Certaines limites sont aussi présentes dans cette revue systématique. Il importe d’abord de considérer, d’un point de vue critique, la généralisation des résultats obtenus à certaines populations. Bien que cette revue systématique cible les personnes en situation d’itinérance ayant des troubles mentaux ou des troubles liés aux substances, les échantillons des études retenues sont composés en partie de personnes manifestant ces troubles, mais pas en totalité. De plus, nos résultats sont principalement généralisables à la population itinérante américaine, caractérisée par la présence de nombreux anciens combattants et Afro-Américains, et aux milieux plus urbains puisque la majorité des études ont été réalisées dans de grandes villes aux États-Unis. Enfin, le nombre d’études pour répondre à certaines de nos questions de recherche étant limité, il nous est impossible d’identifier de façon claire la plus-value de certaines modalités comparativement à d’autres.

Conclusion

À la lumière des résultats de cette revue systématique, nous croyons que le Québec devrait favoriser l’implantation de programmes basés sur les principes de l’approche « logement d’abord ». En effet, les personnes à qui s’adresse cette approche sont considérées comme les plus difficiles à loger, mais elles parviennent à demeurer dans un logement, et ce, même si leurs troubles mentaux et leur consommation de substances ne s’améliorent pas davantage que ceux des personnes qui n’y ont pas accès. Par contre, le logement leur offre la sécurité et leur permet de se concentrer sur des besoins autres que leurs besoins primaires. Ces programmes devraient, de plus, offrir des modalités diversifiées (divers types de logement ; équipes d’intervenants mobiles et fixes ; diverses intensités d’intervention) afin de répondre aux besoins d’un ensemble de personnes en situation d’itinérance. Les données ne nous permettent toutefois pas de déterminer, pour l’instant, les meilleures modalités et composantes à intégrer dans un tel programme (intensité des interventions, types de logement, types d’équipe d’intervenants, etc.), puisque trop peu d’auteurs se sont intéressés à ces comparaisons.

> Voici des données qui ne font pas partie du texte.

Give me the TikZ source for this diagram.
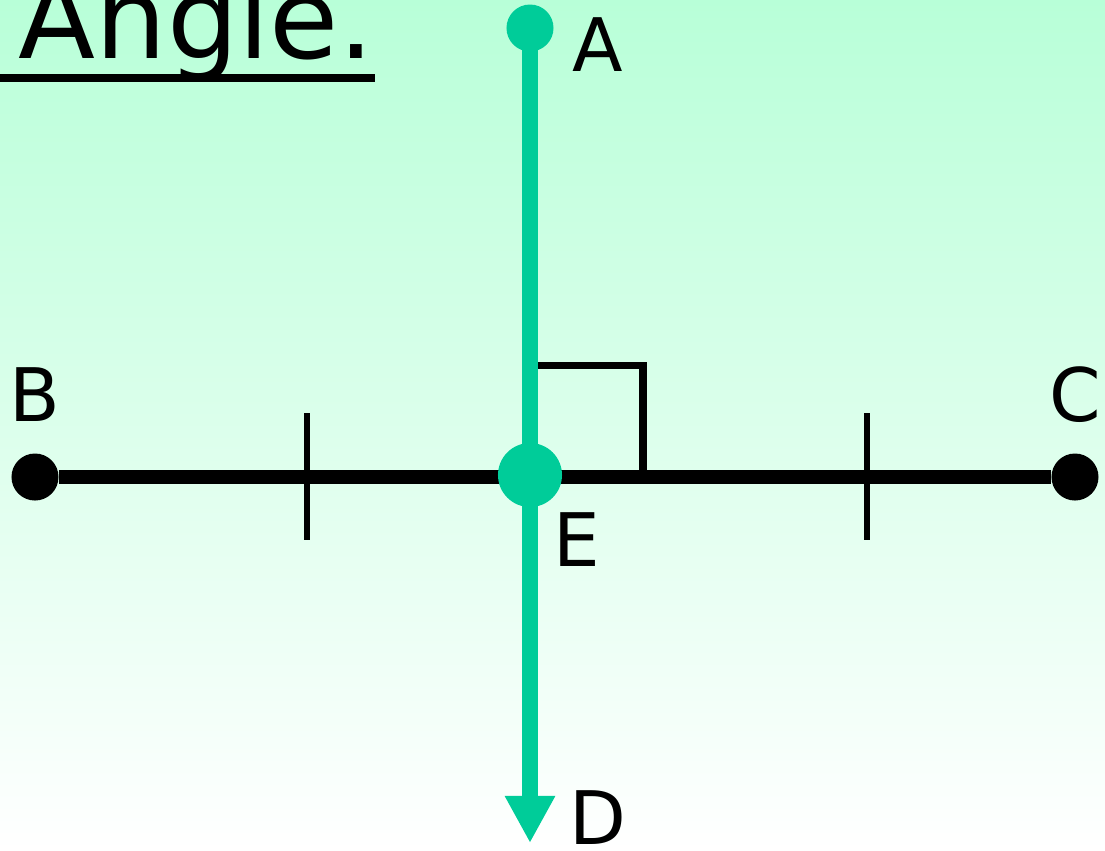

Enfin, les personnes venant des communautés autochtones seraient surreprésentées dans la population itinérante au Canada (Gaetz et al., 2013 ; Pauly et al., 2012). Les études retenues ici proviennent principalement des États-Unis, là où les personnes afro-américaines et les anciens combattants caractérisent la population itinérante. Pour ces raisons, les résultats de la présente revue systématique devraient être contextualisés pour le Québec afin que les réalités urbaines et rurales soient prises en considération et que les services soient mieux adaptés. De plus, au Québec, il serait nécessaire d’évaluer la possibilité d’implanter l’approche « logement d’abord » au sein de certains programmes de logements sociaux déjà existants.